STATED TASK: Give every line of the data again, unchanged, but with no pictures.

MATERIAL:
= = = = = = =

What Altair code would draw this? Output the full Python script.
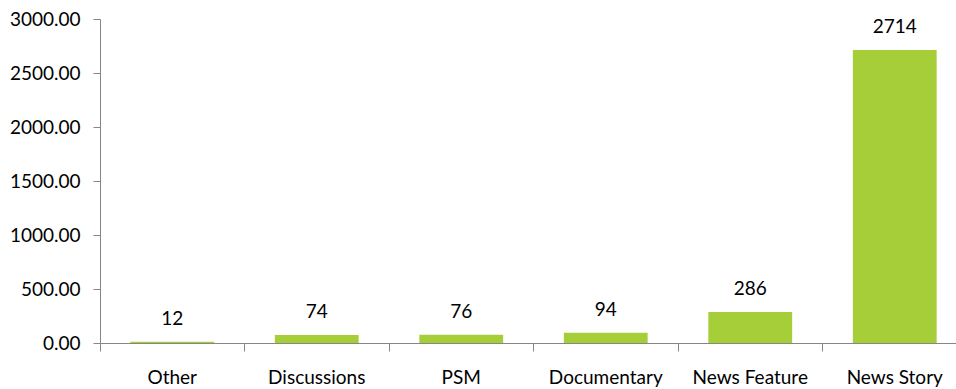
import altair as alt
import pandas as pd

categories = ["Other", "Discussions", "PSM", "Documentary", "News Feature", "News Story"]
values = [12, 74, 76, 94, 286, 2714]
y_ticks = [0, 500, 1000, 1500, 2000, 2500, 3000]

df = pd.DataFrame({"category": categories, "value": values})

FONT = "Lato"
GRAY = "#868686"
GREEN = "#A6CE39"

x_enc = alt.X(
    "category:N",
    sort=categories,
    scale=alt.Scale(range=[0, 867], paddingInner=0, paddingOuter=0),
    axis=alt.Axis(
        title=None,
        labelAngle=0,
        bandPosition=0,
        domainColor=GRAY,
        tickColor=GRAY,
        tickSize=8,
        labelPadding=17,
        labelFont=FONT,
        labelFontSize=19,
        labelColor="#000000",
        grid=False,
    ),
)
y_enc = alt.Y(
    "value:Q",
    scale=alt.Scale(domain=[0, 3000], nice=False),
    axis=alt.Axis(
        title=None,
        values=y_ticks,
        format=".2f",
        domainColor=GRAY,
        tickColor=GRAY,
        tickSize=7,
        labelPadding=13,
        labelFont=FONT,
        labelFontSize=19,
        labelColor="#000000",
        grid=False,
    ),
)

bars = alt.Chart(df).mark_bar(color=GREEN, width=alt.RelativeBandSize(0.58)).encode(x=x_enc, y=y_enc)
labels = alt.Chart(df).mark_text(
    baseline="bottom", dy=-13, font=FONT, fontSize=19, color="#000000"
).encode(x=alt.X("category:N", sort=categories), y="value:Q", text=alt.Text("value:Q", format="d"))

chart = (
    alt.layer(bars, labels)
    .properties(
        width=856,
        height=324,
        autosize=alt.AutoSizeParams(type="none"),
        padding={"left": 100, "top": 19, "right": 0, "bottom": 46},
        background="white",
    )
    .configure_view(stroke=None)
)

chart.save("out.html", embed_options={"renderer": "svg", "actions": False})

= = = = = = =

SOLVED EXERCISE:
What Altair code would draw this? Output the full Python script.
import altair as alt
import pandas as pd

categories = ["Other", "Discussions", "PSM", "Documentary", "News Feature", "News Story"]
values = [12, 74, 76, 94, 286, 2714]
y_ticks = [0, 500, 1000, 1500, 2000, 2500, 3000]

df = pd.DataFrame({"category": categories, "value": values})

FONT = "Lato"
GRAY = "#868686"
GREEN = "#A6CE39"

x_enc = alt.X(
    "category:N",
    sort=categories,
    scale=alt.Scale(range=[0, 867], paddingInner=0, paddingOuter=0),
    axis=alt.Axis(
        title=None,
        labelAngle=0,
        bandPosition=0,
        domainColor=GRAY,
        tickColor=GRAY,
        tickSize=8,
        labelPadding=17,
        labelFont=FONT,
        labelFontSize=19,
        labelColor="#000000",
        grid=False,
    ),
)
y_enc = alt.Y(
    "value:Q",
    scale=alt.Scale(domain=[0, 3000], nice=False),
    axis=alt.Axis(
        title=None,
        values=y_ticks,
        format=".2f",
        domainColor=GRAY,
        tickColor=GRAY,
        tickSize=7,
        labelPadding=13,
        labelFont=FONT,
        labelFontSize=19,
        labelColor="#000000",
        grid=False,
    ),
)

bars = alt.Chart(df).mark_bar(color=GREEN, width=alt.RelativeBandSize(0.58)).encode(x=x_enc, y=y_enc)
labels = alt.Chart(df).mark_text(
    baseline="bottom", dy=-13, font=FONT, fontSize=19, color="#000000"
).encode(x=alt.X("category:N", sort=categories), y="value:Q", text=alt.Text("value:Q", format="d"))

chart = (
    alt.layer(bars, labels)
    .properties(
        width=856,
        height=324,
        autosize=alt.AutoSizeParams(type="none"),
        padding={"left": 100, "top": 19, "right": 0, "bottom": 46},
        background="white",
    )
    .configure_view(stroke=None)
)

chart.save("out.html", embed_options={"renderer": "svg", "actions": False})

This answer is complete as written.